• _The exercise_:
Give again, verbatim, the lines between the line that contains "Give me the Bokeh source for this chart." and the line that contains "0.0231, 0.0284, 0.0213]", counting both ends. Pictures are excluded from the copy.

(Entries with chart source code)
____________________
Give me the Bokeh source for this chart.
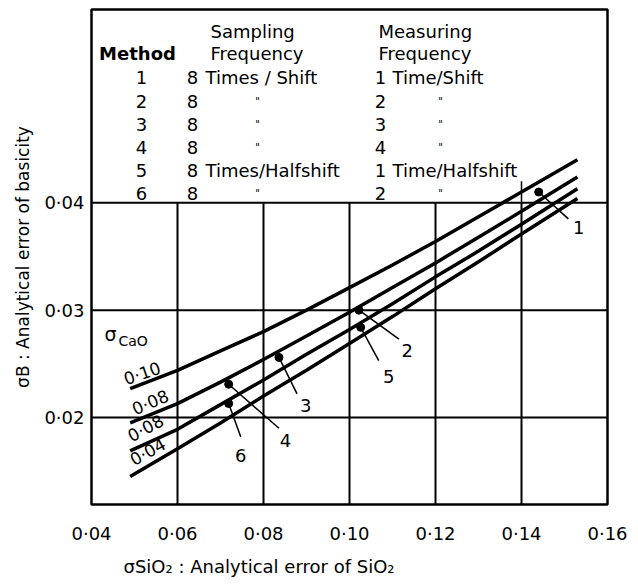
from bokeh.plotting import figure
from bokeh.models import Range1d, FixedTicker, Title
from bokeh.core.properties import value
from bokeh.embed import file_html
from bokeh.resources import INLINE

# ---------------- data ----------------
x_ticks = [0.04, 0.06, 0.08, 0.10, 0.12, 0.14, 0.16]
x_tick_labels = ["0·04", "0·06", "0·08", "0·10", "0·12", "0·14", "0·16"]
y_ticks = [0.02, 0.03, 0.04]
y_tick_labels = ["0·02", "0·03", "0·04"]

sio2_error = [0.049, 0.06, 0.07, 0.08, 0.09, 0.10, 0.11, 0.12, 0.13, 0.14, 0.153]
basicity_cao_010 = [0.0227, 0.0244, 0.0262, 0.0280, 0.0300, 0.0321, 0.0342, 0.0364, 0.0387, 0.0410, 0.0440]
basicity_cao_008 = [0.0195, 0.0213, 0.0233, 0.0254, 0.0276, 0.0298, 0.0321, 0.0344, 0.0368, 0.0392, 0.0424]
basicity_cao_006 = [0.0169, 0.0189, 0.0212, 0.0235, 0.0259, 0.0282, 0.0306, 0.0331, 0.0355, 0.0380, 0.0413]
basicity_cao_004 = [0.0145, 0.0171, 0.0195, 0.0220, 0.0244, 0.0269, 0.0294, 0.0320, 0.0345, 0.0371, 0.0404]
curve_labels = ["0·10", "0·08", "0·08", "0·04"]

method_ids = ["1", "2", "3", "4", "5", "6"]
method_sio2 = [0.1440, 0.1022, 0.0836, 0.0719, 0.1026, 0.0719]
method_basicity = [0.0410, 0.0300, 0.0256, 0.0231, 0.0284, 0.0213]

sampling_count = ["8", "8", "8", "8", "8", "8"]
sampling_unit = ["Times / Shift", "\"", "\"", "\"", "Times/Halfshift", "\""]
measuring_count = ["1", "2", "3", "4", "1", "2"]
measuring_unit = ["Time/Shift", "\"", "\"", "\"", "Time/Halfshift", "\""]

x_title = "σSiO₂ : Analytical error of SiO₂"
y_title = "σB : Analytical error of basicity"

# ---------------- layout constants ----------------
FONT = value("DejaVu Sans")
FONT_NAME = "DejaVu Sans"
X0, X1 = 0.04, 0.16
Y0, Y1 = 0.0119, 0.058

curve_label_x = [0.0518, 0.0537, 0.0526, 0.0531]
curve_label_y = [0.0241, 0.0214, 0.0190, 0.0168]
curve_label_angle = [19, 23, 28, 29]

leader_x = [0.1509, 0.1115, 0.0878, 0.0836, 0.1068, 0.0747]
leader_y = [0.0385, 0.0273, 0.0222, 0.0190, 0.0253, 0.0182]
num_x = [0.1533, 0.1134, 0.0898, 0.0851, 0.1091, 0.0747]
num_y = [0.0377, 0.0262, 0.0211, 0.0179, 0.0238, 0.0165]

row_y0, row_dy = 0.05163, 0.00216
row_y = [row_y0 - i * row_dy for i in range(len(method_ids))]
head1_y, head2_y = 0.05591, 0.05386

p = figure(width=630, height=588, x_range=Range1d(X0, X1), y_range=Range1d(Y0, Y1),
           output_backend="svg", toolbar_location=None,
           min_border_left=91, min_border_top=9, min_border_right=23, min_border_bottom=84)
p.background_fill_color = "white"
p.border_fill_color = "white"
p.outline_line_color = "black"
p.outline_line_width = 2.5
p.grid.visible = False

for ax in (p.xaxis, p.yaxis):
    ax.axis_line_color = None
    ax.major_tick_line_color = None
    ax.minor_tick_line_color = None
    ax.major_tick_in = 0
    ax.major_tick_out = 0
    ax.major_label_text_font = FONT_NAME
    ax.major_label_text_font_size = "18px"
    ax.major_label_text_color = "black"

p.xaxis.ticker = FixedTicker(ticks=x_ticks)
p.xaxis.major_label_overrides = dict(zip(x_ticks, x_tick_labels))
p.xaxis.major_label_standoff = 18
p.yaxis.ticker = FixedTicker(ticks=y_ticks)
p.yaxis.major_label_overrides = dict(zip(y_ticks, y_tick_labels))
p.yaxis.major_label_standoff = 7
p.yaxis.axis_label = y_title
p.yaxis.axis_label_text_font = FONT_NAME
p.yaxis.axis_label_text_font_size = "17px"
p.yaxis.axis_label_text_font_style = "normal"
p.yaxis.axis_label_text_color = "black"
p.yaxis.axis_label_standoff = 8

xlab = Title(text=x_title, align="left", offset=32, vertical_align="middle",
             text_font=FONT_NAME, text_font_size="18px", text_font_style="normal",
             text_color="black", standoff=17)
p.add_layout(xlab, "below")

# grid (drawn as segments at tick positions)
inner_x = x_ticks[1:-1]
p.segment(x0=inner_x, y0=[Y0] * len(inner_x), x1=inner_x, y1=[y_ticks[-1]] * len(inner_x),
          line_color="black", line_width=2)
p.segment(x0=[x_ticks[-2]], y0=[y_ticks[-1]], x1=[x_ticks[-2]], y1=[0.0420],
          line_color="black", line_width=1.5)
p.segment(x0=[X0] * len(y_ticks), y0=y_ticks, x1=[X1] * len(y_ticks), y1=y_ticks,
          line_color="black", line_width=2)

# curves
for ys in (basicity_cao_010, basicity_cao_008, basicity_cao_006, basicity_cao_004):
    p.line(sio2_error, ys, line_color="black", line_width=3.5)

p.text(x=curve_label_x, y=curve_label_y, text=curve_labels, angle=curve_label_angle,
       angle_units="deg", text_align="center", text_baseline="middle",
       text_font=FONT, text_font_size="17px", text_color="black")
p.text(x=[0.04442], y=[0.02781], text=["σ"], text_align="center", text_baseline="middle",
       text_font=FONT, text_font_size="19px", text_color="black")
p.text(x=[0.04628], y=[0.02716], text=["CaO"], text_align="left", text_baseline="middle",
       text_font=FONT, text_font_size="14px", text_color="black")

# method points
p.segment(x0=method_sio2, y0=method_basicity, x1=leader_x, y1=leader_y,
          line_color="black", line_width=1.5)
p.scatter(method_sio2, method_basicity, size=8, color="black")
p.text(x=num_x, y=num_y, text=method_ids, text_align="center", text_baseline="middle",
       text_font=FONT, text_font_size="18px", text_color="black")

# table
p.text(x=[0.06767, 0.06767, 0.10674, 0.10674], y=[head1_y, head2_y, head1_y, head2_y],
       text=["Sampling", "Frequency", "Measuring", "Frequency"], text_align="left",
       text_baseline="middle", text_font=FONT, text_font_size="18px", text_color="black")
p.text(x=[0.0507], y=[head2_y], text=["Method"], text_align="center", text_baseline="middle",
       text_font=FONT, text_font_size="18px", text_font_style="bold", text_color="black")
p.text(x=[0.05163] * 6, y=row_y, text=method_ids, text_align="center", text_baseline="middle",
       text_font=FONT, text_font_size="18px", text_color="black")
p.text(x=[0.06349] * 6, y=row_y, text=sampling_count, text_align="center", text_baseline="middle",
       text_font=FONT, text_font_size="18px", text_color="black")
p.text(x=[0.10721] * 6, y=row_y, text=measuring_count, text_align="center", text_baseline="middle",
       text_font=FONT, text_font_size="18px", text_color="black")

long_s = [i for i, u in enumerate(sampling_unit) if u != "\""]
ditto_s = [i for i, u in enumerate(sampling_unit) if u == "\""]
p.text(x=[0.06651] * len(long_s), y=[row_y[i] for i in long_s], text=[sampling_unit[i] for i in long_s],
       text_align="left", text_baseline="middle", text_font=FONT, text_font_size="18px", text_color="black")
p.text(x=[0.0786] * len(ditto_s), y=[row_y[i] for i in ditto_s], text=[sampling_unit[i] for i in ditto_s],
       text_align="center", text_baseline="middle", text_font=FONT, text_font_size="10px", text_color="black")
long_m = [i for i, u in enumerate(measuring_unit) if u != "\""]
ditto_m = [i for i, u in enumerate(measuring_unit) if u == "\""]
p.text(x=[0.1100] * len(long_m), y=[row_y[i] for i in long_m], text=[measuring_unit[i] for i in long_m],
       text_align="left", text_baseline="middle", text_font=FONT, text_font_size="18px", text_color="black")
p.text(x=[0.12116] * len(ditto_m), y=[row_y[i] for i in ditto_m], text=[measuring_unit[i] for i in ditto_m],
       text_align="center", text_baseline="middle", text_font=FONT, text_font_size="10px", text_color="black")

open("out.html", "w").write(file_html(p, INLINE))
____________________
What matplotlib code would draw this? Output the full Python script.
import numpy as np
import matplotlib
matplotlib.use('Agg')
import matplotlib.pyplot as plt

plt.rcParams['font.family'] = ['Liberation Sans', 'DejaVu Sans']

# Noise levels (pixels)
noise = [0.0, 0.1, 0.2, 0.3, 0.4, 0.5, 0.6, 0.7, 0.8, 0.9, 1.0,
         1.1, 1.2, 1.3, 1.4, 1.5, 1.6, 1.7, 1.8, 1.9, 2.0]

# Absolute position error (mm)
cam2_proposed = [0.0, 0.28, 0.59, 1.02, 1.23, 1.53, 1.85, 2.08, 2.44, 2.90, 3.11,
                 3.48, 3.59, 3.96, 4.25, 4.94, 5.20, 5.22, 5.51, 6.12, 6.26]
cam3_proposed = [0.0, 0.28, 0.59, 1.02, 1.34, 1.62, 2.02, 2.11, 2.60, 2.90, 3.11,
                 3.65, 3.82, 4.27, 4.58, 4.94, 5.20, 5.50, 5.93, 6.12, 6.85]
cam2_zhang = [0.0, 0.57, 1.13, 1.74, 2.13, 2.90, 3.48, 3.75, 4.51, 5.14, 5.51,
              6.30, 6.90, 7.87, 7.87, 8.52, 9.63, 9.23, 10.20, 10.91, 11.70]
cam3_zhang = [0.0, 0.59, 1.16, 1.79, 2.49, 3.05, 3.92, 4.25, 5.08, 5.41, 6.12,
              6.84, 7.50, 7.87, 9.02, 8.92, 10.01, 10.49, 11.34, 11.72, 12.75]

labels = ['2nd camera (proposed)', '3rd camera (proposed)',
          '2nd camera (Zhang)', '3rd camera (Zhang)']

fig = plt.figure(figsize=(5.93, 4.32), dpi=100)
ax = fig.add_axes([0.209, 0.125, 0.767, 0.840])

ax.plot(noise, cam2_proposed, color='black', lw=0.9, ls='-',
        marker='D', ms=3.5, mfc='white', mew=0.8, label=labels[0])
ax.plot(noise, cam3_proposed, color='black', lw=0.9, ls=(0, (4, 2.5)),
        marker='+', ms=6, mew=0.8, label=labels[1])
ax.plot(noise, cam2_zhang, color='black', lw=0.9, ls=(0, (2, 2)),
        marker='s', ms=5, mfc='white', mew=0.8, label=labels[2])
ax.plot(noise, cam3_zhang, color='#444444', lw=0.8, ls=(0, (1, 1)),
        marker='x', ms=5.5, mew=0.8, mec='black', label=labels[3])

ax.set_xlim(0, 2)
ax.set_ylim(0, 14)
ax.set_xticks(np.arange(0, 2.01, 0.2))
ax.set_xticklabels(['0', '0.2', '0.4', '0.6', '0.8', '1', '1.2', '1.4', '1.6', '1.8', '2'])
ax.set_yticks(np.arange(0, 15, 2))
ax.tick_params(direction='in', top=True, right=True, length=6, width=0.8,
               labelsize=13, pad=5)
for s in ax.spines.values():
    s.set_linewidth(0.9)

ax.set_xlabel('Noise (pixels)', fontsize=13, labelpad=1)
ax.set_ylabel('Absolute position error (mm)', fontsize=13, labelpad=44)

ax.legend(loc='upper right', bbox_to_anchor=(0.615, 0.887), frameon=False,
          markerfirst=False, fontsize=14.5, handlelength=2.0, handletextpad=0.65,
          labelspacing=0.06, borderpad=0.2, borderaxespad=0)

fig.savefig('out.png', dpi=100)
____________________
• _Solved problem_:
Give me the Bokeh source for this chart.
from bokeh.plotting import figure
from bokeh.models import Range1d, FixedTicker, Title
from bokeh.core.properties import value
from bokeh.embed import file_html
from bokeh.resources import INLINE

# ---------------- data ----------------
x_ticks = [0.04, 0.06, 0.08, 0.10, 0.12, 0.14, 0.16]
x_tick_labels = ["0·04", "0·06", "0·08", "0·10", "0·12", "0·14", "0·16"]
y_ticks = [0.02, 0.03, 0.04]
y_tick_labels = ["0·02", "0·03", "0·04"]

sio2_error = [0.049, 0.06, 0.07, 0.08, 0.09, 0.10, 0.11, 0.12, 0.13, 0.14, 0.153]
basicity_cao_010 = [0.0227, 0.0244, 0.0262, 0.0280, 0.0300, 0.0321, 0.0342, 0.0364, 0.0387, 0.0410, 0.0440]
basicity_cao_008 = [0.0195, 0.0213, 0.0233, 0.0254, 0.0276, 0.0298, 0.0321, 0.0344, 0.0368, 0.0392, 0.0424]
basicity_cao_006 = [0.0169, 0.0189, 0.0212, 0.0235, 0.0259, 0.0282, 0.0306, 0.0331, 0.0355, 0.0380, 0.0413]
basicity_cao_004 = [0.0145, 0.0171, 0.0195, 0.0220, 0.0244, 0.0269, 0.0294, 0.0320, 0.0345, 0.0371, 0.0404]
curve_labels = ["0·10", "0·08", "0·08", "0·04"]

method_ids = ["1", "2", "3", "4", "5", "6"]
method_sio2 = [0.1440, 0.1022, 0.0836, 0.0719, 0.1026, 0.0719]
method_basicity = [0.0410, 0.0300, 0.0256, 0.0231, 0.0284, 0.0213]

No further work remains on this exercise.